Either path can work-choose the route that best fits your risk tolerance, growth goals and funding.
Costs, Funding And Profitability: What Should You Expect?
Food margins depend on your category, production method and channel mix. Co-manufacturing may reduce capex but increase unit costs; in-house production flips the equation. Wholesale orders can drive volume but come with chargebacks and promotional spend. D2C improves margin per unit but adds marketing and fulfilment costs.
Build a bottom-up forecast including R&D, packaging tooling, initial inventory, listing fees, insurance, compliance, freight and retailer promotions. Plan your working capital for longer payment cycles when selling into retail. If you’re raising funds, consider whether a company structure and formal share terms will be needed now or later-many founders incorporate early so they’re ready when investors come calling.
Key Takeaways
- Food businesses face extra regulation-plan for food safety, labelling, permits and recalls before you launch.
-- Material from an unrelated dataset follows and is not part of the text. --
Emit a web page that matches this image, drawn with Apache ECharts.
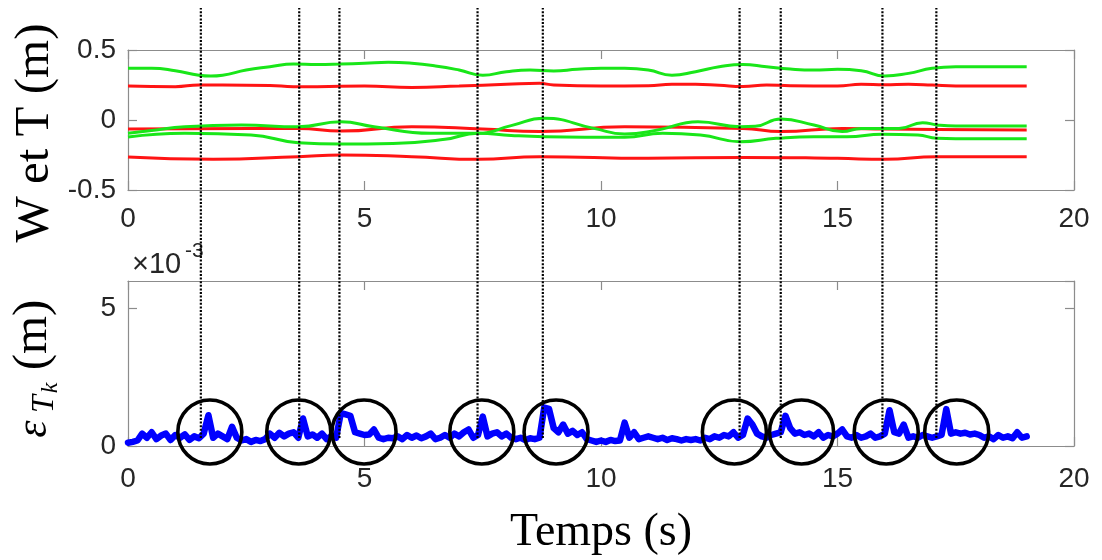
<!DOCTYPE html>
<html>
<head>
<meta charset="utf-8">
<script src="https://cdn.jsdelivr.net/npm/echarts@6/dist/echarts.min.js"></script>
<style>
html,body{margin:0;padding:0;background:#fff;}
#chart{width:1102px;height:560px;}
</style>
</head>
<body>
<div id="chart"></div>
<script>
// ---------- DATA ----------
// Top panel: W (green) and T (red) trajectories, [time s, metres]
const greenTop = [[0,0.369],[0.5,0.37],[1,0.352],[1.5,0.32],[1.75,0.314],[2,0.32],[2.5,0.357],[3,0.38],[3.5,0.4],[4,0.397],[4.5,0.4],[5,0.405],[5.5,0.412],[6,0.405],[6.5,0.386],[7,0.357],[7.5,0.32],[8,0.345],[8.5,0.357],[9,0.35],[9.5,0.362],[10,0.369],[10.5,0.369],[11,0.357],[11.5,0.32],[12,0.345],[12.5,0.38],[13,0.397],[13.5,0.38],[14,0.364],[14.5,0.357],[15,0.362],[15.5,0.352],[16,0.314],[16.5,0.333],[17,0.369],[17.5,0.38],[18,0.38],[19,0.38]];
const redTop = [[0,0.243],[1,0.238],[1.5,0.25],[2,0.25],[3,0.247],[3.5,0.238],[4,0.238],[5,0.243],[6,0.233],[7,0.243],[8,0.255],[8.7,0.262],[9,0.25],[10,0.243],[11,0.245],[11.5,0.255],[12,0.255],[12.5,0.248],[13,0.24],[13.5,0.25],[14,0.245],[15,0.243],[15.5,0.255],[16,0.252],[16.5,0.255],[17,0.25],[17.5,0.243],[19,0.243]];
const greenMidA = [[0,-0.095],[0.5,-0.075],[1.2,-0.048],[2.4,-0.036],[3.6,-0.048],[4.5,-0.012],[5.2,-0.048],[6.4,-0.095],[7.4,-0.095],[8.1,-0.04],[8.8,0.012],[9.85,-0.06],[10.5,-0.1],[11.2,-0.071],[12.05,-0.012],[12.95,-0.048],[13.26,-0.045],[13.8,0.007],[14.5,-0.036],[15.1,-0.083],[15.5,-0.06],[16.3,-0.06],[16.8,-0.019],[17.1,-0.035],[17.5,-0.043],[19,-0.043]];
const greenMidB = [[0,-0.122],[1.2,-0.095],[2.6,-0.107],[3.6,-0.162],[4.5,-0.171],[5.6,-0.167],[6.7,-0.138],[7.4,-0.095],[8.1,-0.11],[8.8,-0.119],[10.5,-0.124],[11.3,-0.095],[12.1,-0.107],[12.95,-0.155],[13.7,-0.131],[14.5,-0.119],[15.2,-0.119],[15.95,-0.102],[16.7,-0.107],[17.1,-0.131],[17.5,-0.134],[19,-0.134]];
const redMid = [[0,-0.064],[2.6,-0.06],[3.6,-0.06],[4.5,-0.079],[6,-0.048],[7.5,-0.065],[8.7,-0.083],[10.5,-0.048],[13,-0.06],[13.8,-0.083],[15.1,-0.06],[16,-0.065],[17.1,-0.068],[19,-0.071]];
const redBottom = [[0,-0.265],[1.8,-0.281],[3.6,-0.262],[4.5,-0.25],[6,-0.262],[7.4,-0.281],[8.7,-0.262],[11,-0.274],[13,-0.267],[15,-0.274],[16,-0.281],[17.1,-0.262],[19,-0.262]];

// Bottom panel: error eps_Tk (x1e-3 m), sampled every errStep seconds from t=0
const errStep = 0.1;
const errValues = [
 0.12,0.15,0.2,0.45,0.3,0.5,0.25,0.38,0.45,0.22,
 0.4,0.3,0.42,0.22,0.35,0.28,0.45,1.12,0.3,0.45,
 0.35,0.25,0.7,0.3,0.2,0.25,0.15,0.22,0.18,0.25,
 0.45,0.3,0.48,0.35,0.45,0.5,0.3,1.0,0.35,0.42,
 0.3,0.45,0.25,0.35,0.3,1.2,1.15,1.1,0.5,0.45,
 0.4,0.42,0.6,0.3,0.25,0.3,0.28,0.35,0.25,0.4,
 0.3,0.38,0.28,0.35,0.45,0.25,0.3,0.4,0.3,0.45,
 0.35,0.5,0.6,0.3,0.4,1.07,0.35,0.45,0.5,0.35,
 0.45,0.3,0.25,0.3,0.22,0.28,0.25,0.3,1.4,1.35,
 0.65,0.5,0.78,0.45,0.55,0.4,0.5,0.25,0.2,0.15,
 0.2,0.15,0.22,0.18,0.2,0.85,0.3,0.5,0.25,0.3,
 0.35,0.3,0.25,0.3,0.22,0.28,0.25,0.2,0.25,0.22,
 0.25,0.2,0.3,0.25,0.35,0.3,0.4,0.35,0.5,0.3,
 0.4,1.0,0.78,0.45,0.35,0.3,0.4,0.45,0.5,1.1,
 0.65,0.45,0.5,0.4,0.45,0.35,0.5,0.3,0.4,0.35,
 0.45,0.6,0.35,0.3,0.4,0.3,0.35,0.45,0.3,0.35,
 0.45,1.3,0.5,0.45,0.78,0.3,0.35,0.3,0.4,0.35,
 0.3,0.35,0.4,1.34,0.45,0.5,0.45,0.48,0.42,0.45,
 0.4,0.3,0.35,0.25,0.4,0.3,0.35,0.28,0.5,0.3,
 0.35
];
// Event instants (vertical dotted lines) and circled zones (centre t, value x1e-3)
const eventTimes = [1.54, 3.62, 4.47, 7.39, 8.77, 12.93, 13.80, 15.95, 17.09];
const circleCenters = [[1.73,0.51],[3.61,0.51],[4.99,0.51],[7.48,0.51],[9.05,0.51],[12.82,0.51],[14.24,0.51],[16.03,0.51],[17.52,0.51]];

const xTicks = {min:0, max:20, interval:5};
const topY = {min:-0.5, max:0.5, interval:0.5};
const botY = {min:0, max:6, interval:5};

// ---------- STYLE ----------
const axisColor = '#8c8c8c';
const labelColor = '#262626';
const tickFont = 'Liberation Sans';

function xAx(grid, pos, showLabel, margin){
  return {gridIndex:grid, type:'value', position:pos, min:xTicks.min, max:xTicks.max, interval:xTicks.interval,
    axisLine:{show:true, onZero:false, lineStyle:{color:axisColor, width:1.2}},
    axisTick:{show:true, inside:true, length:9, lineStyle:{color:axisColor, width:1.2}},
    axisLabel:{show:showLabel, margin:margin, color:labelColor, fontFamily:tickFont, fontSize:28},
    splitLine:{show:false}};
}
function yAx(grid, pos, rng, showLabel){
  return {gridIndex:grid, type:'value', position:pos, min:rng.min, max:rng.max, interval:rng.interval,
    axisLine:{show:true, onZero:false, lineStyle:{color:axisColor, width:1.2}},
    axisTick:{show:true, inside:true, length:9, lineStyle:{color:axisColor, width:1.2}},
    axisLabel:{show:showLabel, margin:12, color:labelColor, fontFamily:tickFont, fontSize:28},
    splitLine:{show:false}};
}
function topLine(data, color){
  return {type:'line', xAxisIndex:0, yAxisIndex:0, data:data, smooth:0.5, showSymbol:false,
    lineStyle:{color:color, width:3}, z:2, silent:true};
}

const errData = errValues.map((v,i)=>[+(i*errStep).toFixed(2), v]);

const series = [
  topLine(greenTop,'#19e619'),
  topLine(redTop,'#ff1414'),
  topLine(redMid,'#ff1414'),
  topLine(greenMidA,'#19e619'),
  topLine(greenMidB,'#19e619'),
  topLine(redBottom,'#ff1414'),
  {type:'line', xAxisIndex:2, yAxisIndex:2, data:errData, showSymbol:false, silent:true,
    lineStyle:{color:'#0000ff', width:6.5, join:'round', cap:'round'}, z:2},
  {type:'scatter', xAxisIndex:2, yAxisIndex:2, data:circleCenters, symbol:'circle', symbolSize:64, silent:true,
    itemStyle:{color:'rgba(0,0,0,0)', borderColor:'#000', borderWidth:3.6, opacity:1}, z:5}
];
eventTimes.forEach(t=>{
  series.push({type:'line', xAxisIndex:4, yAxisIndex:4, data:[[t,0],[t,1]], showSymbol:false, silent:true,
    lineStyle:{color:'#000', width:2.2, type:[2,1.6]}, z:10});
});

const option = {
  animation:false,
  backgroundColor:'#fff',
  grid:[
    {left:128, right:28, top:50, height:140},
    {left:128, right:28, top:281, height:165},
    {left:128, right:28, top:8, height:430}
  ],
  xAxis:[
    xAx(0,'bottom',true,15), xAx(0,'top',false,0),
    xAx(1,'bottom',true,19), xAx(1,'top',false,0),
    {gridIndex:2, type:'value', min:xTicks.min, max:xTicks.max, show:false}
  ],
  yAxis:[
    yAx(0,'left',topY,true), yAx(0,'right',topY,false),
    yAx(1,'left',botY,true), yAx(1,'right',botY,false),
    {gridIndex:2, type:'value', min:0, max:1, show:false}
  ],
  series:series,
  graphic:[
    {type:'text', x:35, y:133, rotation:Math.PI/2, style:{text:'W et T (m)', font:'49px "Liberation Serif"', fill:'#000', textAlign:'center', textVerticalAlign:'middle'}},
    {type:'text', x:33, y:335, rotation:Math.PI/2, style:{text:'(m)', font:'49px "Liberation Serif"', fill:'#000', textAlign:'center', textVerticalAlign:'middle'}},
    {type:'text', x:34, y:429, rotation:Math.PI/2, style:{text:'ε', font:'italic 44px "Liberation Serif"', fill:'#000', textAlign:'center', textVerticalAlign:'middle'}},
    {type:'text', x:45, y:404, rotation:Math.PI/2, style:{text:'T', font:'italic 32px "Liberation Serif"', fill:'#000', textAlign:'center', textVerticalAlign:'middle'}},
    {type:'text', x:51, y:388, rotation:Math.PI/2, style:{text:'k', font:'italic 24px "Liberation Serif"', fill:'#000', textAlign:'center', textVerticalAlign:'middle'}},
    {type:'text', x:601, y:533, style:{text:'Temps (s)', font:'46px "Liberation Serif"', fill:'#000', textAlign:'center', textVerticalAlign:'middle'}},
    {type:'text', x:132, y:265, style:{text:'×10', font:'29px "Liberation Sans"', fill:labelColor, textAlign:'left', textVerticalAlign:'middle'}},
    {type:'text', x:185, y:251, style:{text:'-3', font:'21px "Liberation Sans"', fill:labelColor, textAlign:'left', textVerticalAlign:'middle'}}
  ]
};

const chart = echarts.init(document.getElementById('chart'), null, {renderer:'canvas'});
chart.setOption(option);
</script>
</body>
</html>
- Choose a structure that fits your goals and risk profile; many founders incorporate to limit liability and scale.
- Register your brand assets early and use tailored contracts to protect your supply chain, quality and cash flow.
- Comply with the Australian Consumer Law and the Food Standards Code-accurate labelling and honest claims are essential.
- For online sales, publish clear Website Terms and a compliant Privacy Policy, and keep customer data secure.
- The right legal documents-Supply Agreements, Terms of Trade, Employment Contracts and trade marks-set you up to grow.